Sunday, September 11, 2005

It takes time and social momentum to unleash an upheaval.

Social uprisings do not solely rest on the clarion call of particular personalities.

It’s the meeting of the people’s minds, the tapping into the collective consciousness, the gathering and unifying of symbols of dissent, that produces the groundswell which erupts into an energetic dismantling of existing social orders.

But there will be respites. Looking back, it took us 300 years to unburden the Spanish yoke, 20 years to topple a dictator, 15 years to regenerate a mass uprising.

But when the moment arrives, those who foolishly undermined the capacity of the people to unite and defy the powers that be, will find themselves in the most woeful state as they find their versions of ancien regime crumble.

Nothing can be more sorrier than to see the faces of those Spanish peninsulares and frailes while they were being surrounded in Intramuros by Filipino insurrectos.

Or Marcos, as he was being ferreted out to Hawaii while insisting to take refuge in Paoay.

Or Erap, while he was being ferried out of Malacanang while the militant groups were marching towards Mendiola.

Verily, in this conflict-ridden country of ours, political storms may take time to brew, but they are sure to make landfall.

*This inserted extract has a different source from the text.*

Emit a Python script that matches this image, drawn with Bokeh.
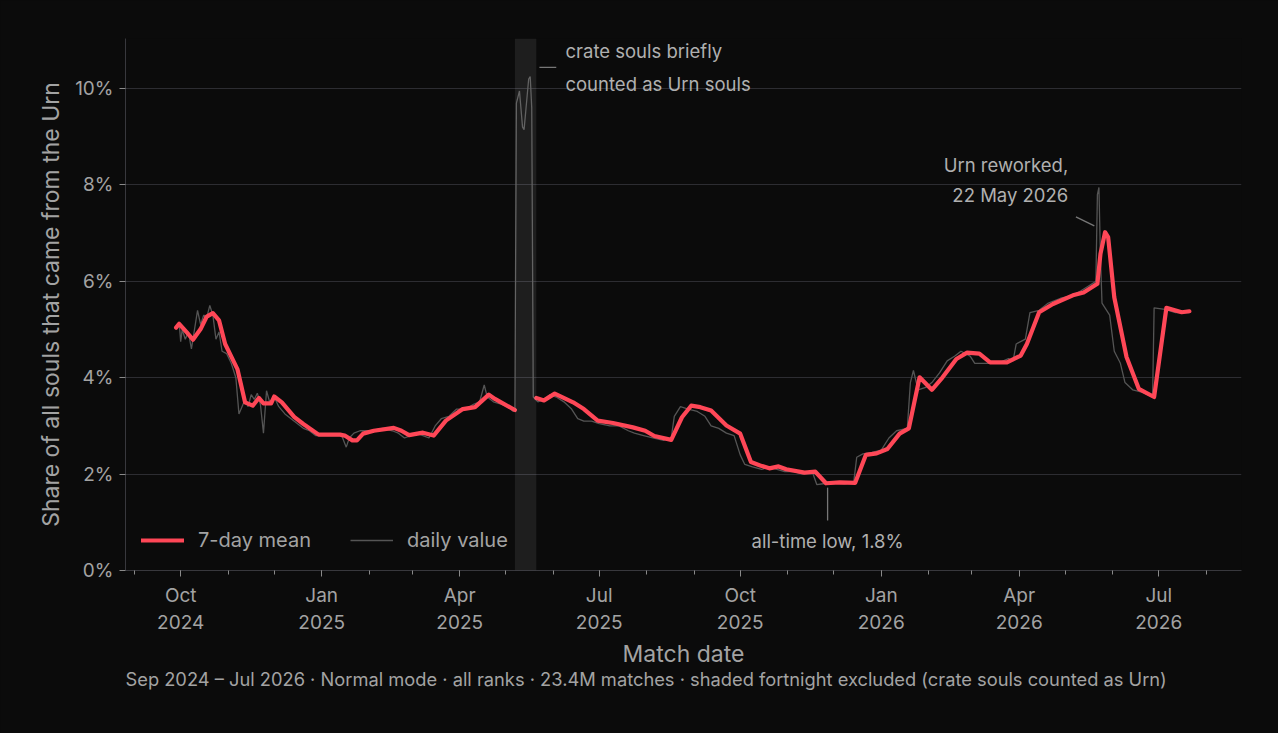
import numpy as np
import pandas as pd
from bokeh.plotting import figure
from bokeh.models import (Range1d, FixedTicker, BoxAnnotation, Label, Title,
                          PrintfTickFormatter, ColumnDataSource)
from bokeh.embed import file_html
from bokeh.resources import INLINE

# ---------------- data ----------------
mean_dates = [
    "2024-09-28", "2024-09-30", "2024-10-05", "2024-10-09", "2024-10-14", "2024-10-18",
    "2024-10-22", "2024-10-26", "2024-10-30", "2024-11-07", "2024-11-12", "2024-11-17",
    "2024-11-21", "2024-11-24", "2024-11-29", "2024-12-01", "2024-12-06", "2024-12-14",
    "2024-12-20", "2024-12-30", "2025-01-13", "2025-01-16", "2025-01-21", "2025-01-24",
    "2025-01-28", "2025-02-04", "2025-02-17", "2025-02-22", "2025-02-27", "2025-03-08",
    "2025-03-15", "2025-03-23", "2025-04-03", "2025-04-11", "2025-04-20", "2025-04-24",
    "2025-05-07", "2025-05-14", "2025-05-21", "2025-05-26", "2025-06-02", "2025-06-14",
    "2025-06-21", "2025-06-30", "2025-07-10", "2025-07-23", "2025-07-31", "2025-08-06",
    "2025-08-17", "2025-08-24", "2025-08-30", "2025-09-05", "2025-09-12", "2025-09-22",
    "2025-10-01", "2025-10-08", "2025-10-14", "2025-10-20", "2025-10-26", "2025-10-31",
    "2025-11-12", "2025-11-19", "2025-11-26", "2025-12-05", "2025-12-15", "2025-12-22",
    "2025-12-29", "2026-01-05", "2026-01-13", "2026-01-19", "2026-01-26", "2026-02-03",
    "2026-02-10", "2026-02-19", "2026-02-26", "2026-03-06", "2026-03-13", "2026-03-24",
    "2026-04-02", "2026-04-06", "2026-04-14", "2026-04-23", "2026-05-06", "2026-05-13",
    "2026-05-22", "2026-05-24", "2026-05-27", "2026-05-29", "2026-06-02", "2026-06-10",
    "2026-06-18", "2026-06-28", "2026-07-06", "2026-07-16", "2026-07-21",
]
mean_values = [
    5.04, 5.12, 4.94, 4.79, 5.01, 5.27,
    5.34, 5.19, 4.70, 4.18, 3.49, 3.42,
    3.58, 3.47, 3.47, 3.61, 3.49, 3.19,
    3.04, 2.82, 2.82, 2.80, 2.70, 2.70,
    2.84, 2.90, 2.96, 2.90, 2.81, 2.86,
    2.80, 3.11, 3.35, 3.39, 3.65, 3.56,
    3.33, np.nan, 3.58, 3.53, 3.67, 3.49,
    3.35, 3.11, 3.06, 2.97, 2.90, 2.79,
    2.71, 3.18, 3.42, 3.39, 3.32, 3.01,
    2.84, 2.25, 2.18, 2.12, 2.16, 2.10,
    2.03, 2.05, 1.81, 1.83, 1.82, 2.40,
    2.43, 2.52, 2.84, 2.95, 4.01, 3.75,
    4.01, 4.39, 4.52, 4.50, 4.32, 4.32,
    4.46, 4.70, 5.36, 5.53, 5.71, 5.77,
    5.95, 6.57, 7.02, 6.92, 5.67, 4.43,
    3.77, 3.60, 5.45, 5.36, 5.38,
]

daily_dates = [
    "2024-09-28", "2024-09-30", "2024-10-01", "2024-10-02", "2024-10-04", "2024-10-06",
    "2024-10-08", "2024-10-10", "2024-10-12", "2024-10-14", "2024-10-16", "2024-10-18",
    "2024-10-20", "2024-10-22", "2024-10-24", "2024-10-26", "2024-10-28", "2024-10-31",
    "2024-11-03", "2024-11-06", "2024-11-08", "2024-11-10", "2024-11-12", "2024-11-14",
    "2024-11-16", "2024-11-18", "2024-11-20", "2024-11-22", "2024-11-24", "2024-11-26",
    "2024-11-28", "2024-12-01", "2024-12-04", "2024-12-08", "2024-12-12", "2024-12-16",
    "2024-12-20", "2024-12-24", "2024-12-28", "2025-01-02", "2025-01-08", "2025-01-14",
    "2025-01-17", "2025-01-19", "2025-01-22", "2025-01-26", "2025-02-02", "2025-02-10",
    "2025-02-16", "2025-02-20", "2025-02-24", "2025-02-28", "2025-03-04", "2025-03-08",
    "2025-03-12", "2025-03-16", "2025-03-20", "2025-03-25", "2025-03-30", "2025-04-05",
    "2025-04-10", "2025-04-14", "2025-04-17", "2025-04-19", "2025-04-23", "2025-04-28",
    "2025-05-02", "2025-05-06", "2025-05-07", "2025-05-08", "2025-05-10", "2025-05-12",
    "2025-05-13", "2025-05-14", "2025-05-16", "2025-05-17", "2025-05-18", "2025-05-19",
    "2025-05-22", "2025-05-26", "2025-05-30", "2025-06-03", "2025-06-08", "2025-06-13",
    "2025-06-17", "2025-06-21", "2025-06-26", "2025-07-01", "2025-07-08", "2025-07-14",
    "2025-07-20", "2025-07-24", "2025-07-30", "2025-08-05", "2025-08-12", "2025-08-17",
    "2025-08-19", "2025-08-23", "2025-08-28", "2025-09-03", "2025-09-08", "2025-09-12",
    "2025-09-17", "2025-09-22", "2025-09-27", "2025-10-01", "2025-10-04", "2025-10-09",
    "2025-10-15", "2025-10-20", "2025-10-25", "2025-10-30", "2025-11-05", "2025-11-11",
    "2025-11-17", "2025-11-20", "2025-11-24", "2025-12-01", "2025-12-08", "2025-12-14",
    "2025-12-16", "2025-12-20", "2025-12-26", "2026-01-01", "2026-01-06", "2026-01-11",
    "2026-01-18", "2026-01-20", "2026-01-22", "2026-01-25", "2026-01-30", "2026-02-03",
    "2026-02-08", "2026-02-13", "2026-02-18", "2026-02-22", "2026-02-28", "2026-03-03",
    "2026-03-10", "2026-03-18", "2026-03-25", "2026-03-28", "2026-03-30", "2026-04-05",
    "2026-04-08", "2026-04-14", "2026-04-20", "2026-04-28", "2026-05-05", "2026-05-11",
    "2026-05-16", "2026-05-21", "2026-05-22", "2026-05-23", "2026-05-24", "2026-05-25",
    "2026-05-30", "2026-06-02", "2026-06-06", "2026-06-09", "2026-06-14", "2026-06-20",
    "2026-06-27", "2026-06-28", "2026-07-05", "2026-07-12", "2026-07-21",
]
daily_values = [
    5.00, 5.15, 4.75, 5.00, 4.80, 4.95,
    4.60, 5.00, 5.40, 5.10, 5.30, 5.25,
    5.50, 5.30, 4.80, 4.95, 4.55, 4.50,
    4.30, 4.00, 3.25, 3.40, 3.55, 3.40,
    3.65, 3.55, 3.68, 3.45, 2.85, 3.73,
    3.50, 3.60, 3.40, 3.25, 3.15, 3.05,
    2.95, 2.90, 2.80, 2.80, 2.80, 2.80,
    2.56, 2.75, 2.85, 2.90, 2.90, 2.95,
    2.90, 2.85, 2.75, 2.80, 2.85, 2.80,
    2.75, 3.00, 3.15, 3.20, 3.35, 3.35,
    3.45, 3.50, 3.85, 3.60, 3.50, 3.45,
    3.40, 3.30, 3.35, 9.70, 9.95, 9.20,
    9.15, 9.50, 10.20, 10.25, 9.60, 3.60,
    3.50, 3.55, 3.65, 3.60, 3.50, 3.35,
    3.15, 3.10, 3.10, 3.05, 3.00, 3.00,
    2.90, 2.85, 2.80, 2.75, 2.70, 2.75,
    3.20, 3.40, 3.35, 3.30, 3.20, 3.00,
    2.95, 2.85, 2.80, 2.40, 2.20, 2.15,
    2.10, 2.15, 2.10, 2.05, 2.05, 2.00,
    2.05, 1.78, 1.80, 1.82, 1.80, 1.82,
    2.35, 2.42, 2.45, 2.50, 2.75, 2.90,
    2.95, 3.90, 4.15, 3.75, 3.80, 3.90,
    4.10, 4.35, 4.45, 4.55, 4.45, 4.30,
    4.30, 4.30, 4.40, 4.35, 4.70, 4.80,
    5.35, 5.40, 5.55, 5.65, 5.70, 5.80,
    5.90, 6.00, 7.80, 7.95, 6.50, 5.55,
    5.30, 4.55, 4.30, 3.90, 3.75, 3.70,
    3.60, 5.45, 5.42, 5.35, 5.35,
]

excluded_start = "2025-05-07"
excluded_end = "2025-05-21"

x_start, x_end = "2024-08-26", "2026-08-24"
y_min, y_max = 0, 11.04

major_tick_dates = ["2024-10-01", "2025-01-01", "2025-04-01", "2025-07-01",
                    "2025-10-01", "2026-01-01", "2026-04-01", "2026-07-01"]
major_tick_labels = ["Oct\n2024", "Jan\n2025", "Apr\n2025", "Jul\n2025",
                     "Oct\n2025", "Jan\n2026", "Apr\n2026", "Jul\n2026"]
minor_tick_dates = [d.strftime("%Y-%m-%d") for d in pd.date_range("2024-09-01", "2026-08-01", freq="MS")]
y_ticks = [0, 2, 4, 6, 8, 10]

footer = ("Sep 2024 \u2013 Jul 2026 \u00b7 Normal mode \u00b7 all ranks \u00b7 23.4M matches "
          "\u00b7 shaded fortnight excluded (crate souls counted as Urn)")


def ms(d):
    return int(pd.Timestamp(d).value // 10**6)


BG = "#0b0b0b"
TXT = "#a3a3a3"
RED = "#ff4757"
GREY = "#555555"
RULE = "#2d2d32"
FONT = "Inter"

p = figure(width=1278, height=733, x_axis_type="datetime",
           output_backend="svg", toolbar_location=None,
           x_range=Range1d(ms(x_start), ms(x_end)), y_range=Range1d(y_min, y_max),
           background_fill_color=BG, border_fill_color=BG,
           min_border_left=125, min_border_right=37, min_border_top=38, min_border_bottom=163)
p.outline_line_color = None
p.styles = {"background-color": BG}

# shaded fortnight
p.add_layout(BoxAnnotation(left=ms(excluded_start), right=ms(excluded_end),
                           fill_color="#ffffff", fill_alpha=0.08, line_color=None))

# lines
daily_src = ColumnDataSource(dict(x=[ms(d) for d in daily_dates], y=daily_values))
mean_src = ColumnDataSource(dict(x=[ms(d) for d in mean_dates], y=mean_values))
p.line("x", "y", source=daily_src, line_color=GREY, line_width=1.3, legend_label="daily value")
p.line("x", "y", source=mean_src, line_color=RED, line_width=4.2, line_join="round",
       line_cap="round", legend_label="7-day mean")

# legend order: mean first
lg = p.legend[0]
items = list(lg.items)
lg.items = [items[1], items[0]]
lg.orientation = "horizontal"
lg.location = (16, 18)
lg.background_fill_alpha = 0
lg.border_line_color = None
lg.label_text_color = TXT
lg.label_text_font = FONT
lg.label_text_font_size = "20px"
lg.glyph_width = 43
lg.label_standoff = 14
lg.spacing = 39
lg.padding = 6
lg.margin = 0

# axes
xa = p.xaxis[0]
xa.ticker = FixedTicker(ticks=[ms(d) for d in major_tick_dates],
                        minor_ticks=[ms(d) for d in minor_tick_dates])
xa.major_label_overrides = {ms(d): lab for d, lab in zip(major_tick_dates, major_tick_labels)}
xa.axis_label = "Match date"
ya = p.yaxis[0]
ya.ticker = FixedTicker(ticks=y_ticks)
ya.formatter = PrintfTickFormatter(format="%d%%")
ya.axis_label = "Share of all souls that came from the Urn"

for ax in (xa, ya):
    ax.axis_line_color = "#38383d"
    ax.major_tick_line_color = "#8a8a8a"
    ax.minor_tick_line_color = "#8a8a8a"
    ax.major_tick_out = 6
    ax.major_tick_in = 0
    ax.minor_tick_out = 4
    ax.minor_tick_in = 0
    ax.major_label_text_color = TXT
    ax.major_label_text_font = FONT
    ax.major_label_text_font_size = "19px"
    ax.axis_label_text_color = TXT
    ax.axis_label_text_font = FONT
    ax.axis_label_text_font_size = "23px"
    ax.axis_label_text_font_style = "normal"
ya.minor_tick_line_color = None
ya.major_label_standoff = 6
ya.axis_label_standoff = 7
xa.major_label_standoff = 7
xa.axis_label_standoff = 3

p.xgrid.grid_line_color = None
p.ygrid.grid_line_color = RULE
p.ygrid.grid_line_width = 1.2

# annotations
ANN = "#b0b0b0"


def add_label(x, y, text, align, size="18.5px", color=ANN):
    p.add_layout(Label(x=ms(x), y=y, text=text, text_color=color, text_font=FONT,
                       text_font_size=size, text_baseline="middle", text_align=align))


crate_x = "2025-06-09"
add_label(crate_x, 10.79, "crate souls briefly", "left")
add_label(crate_x, 10.10, "counted as Urn souls", "left")
urn_x = "2026-05-03"
add_label(urn_x, 8.42, "Urn reworked,", "right")
add_label(urn_x, 7.80, "22 May 2026", "right")
low_x = "2025-11-27"
add_label(low_x, 0.62, "all-time low, 1.8%", "center")

# leader lines
lead_x0 = [ms("2025-05-23"), ms("2026-05-08"), ms(low_x)]
lead_x1 = [ms("2025-06-03"), ms("2026-05-20"), ms(low_x)]
lead_y0 = [10.44, 7.34, 1.72]
lead_y1 = [10.44, 7.15, 1.04]
p.segment(lead_x0, lead_y0, lead_x1, lead_y1, line_color="#777777", line_width=1.3)

# footer
p.add_layout(Title(text=footer, align="left", text_color=TXT, text_font=FONT,
                   text_font_size="18.3px", text_font_style="normal", standoff=-12,
                   text_line_height=0.8), "below")

open("out.html", "w").write(file_html(p, INLINE))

Saturday, September 10, 2005

History is seen differently from both ends of a gun. What may be seen as a victory for political institutions and power wielders may be viewed as the demise of truth and justice in civil society. Even so.

Let us take consolation that we remember our past not with exultation of victories brought by might but with solemn recollections of those who sacrificed in the midnight of time, at the height of evil’s domination.

Thus we remember GomBurZa, Rizal, Bonifacio, Ninoy…

The usurper and her minions may have prevailed for the moment, but those whose conscience has been touched by the truth will make sure that this injustice in our history will never be forgotten.

The names of Gloria Macapagal-Arroyo, de Venecia, Ramos, Gonzales, Defensor etc. and those 158 members of Congress will forever be etched in our country’s annals of iniquity.

In the final reckoning, that’s all that matters.

Wednesday, August 24, 2005

Achtung!

First a caveat. Beginnings are critical, so Muad Dib says (or is it his Bene Gesserit mother, Jessica?) Honestly, I don't know. I just find it dramatic to say beginnings are critical. But we should try to pinpoint where and when the ensuing madness emanated in order to find a cure. Before you try to wrap a deranged man in a straight jacket, you must first try to find where the beginning of straps are, or is it you must first try to put the madman in a headlock, or is it you must first try to stop screaming like a girl while the madman is biting you in the thigh? Again, I honestly don't know. I was in the other cell that night and I only heard the steward's high octave while that schizoid is gnawing on his groin like a pit bull with a lechon manok. But I digress.

The beginning.

I remember it vividly...It was in Sipocot, a sleepy little town north of Camarines Sur. It was an hour before noon about a decade and a half ago. My mother was cooking lunch when she asked me to buy vinegar in a nearby sari sari store. The Guardian of Fates must had a drink too many that day because one thing led to another and I found myself hopping on a bus bound to Manila and enrolling in UP Diliman. After n+2x years later with a BA Pol Sci degree in hand and a half finished MPA, I decided to check if my mom still needs her vinegar. I really could not recall the circumstances but I found myself again going the opposite way. Now half a world away and very much bewildered by my wanderings (Odysseus was a Sherpa guide equipped with a GPS device compared to me), I try to write down every thought/observation/experience so as to unravel the cause of my peripatetic (read: very pathetic) existence. Illuminated by the flickering light of an ancient monitor and guided by trembling hands, I write down these ramblings together with a sacred intonation: may my mother forgive me for her ruined stew.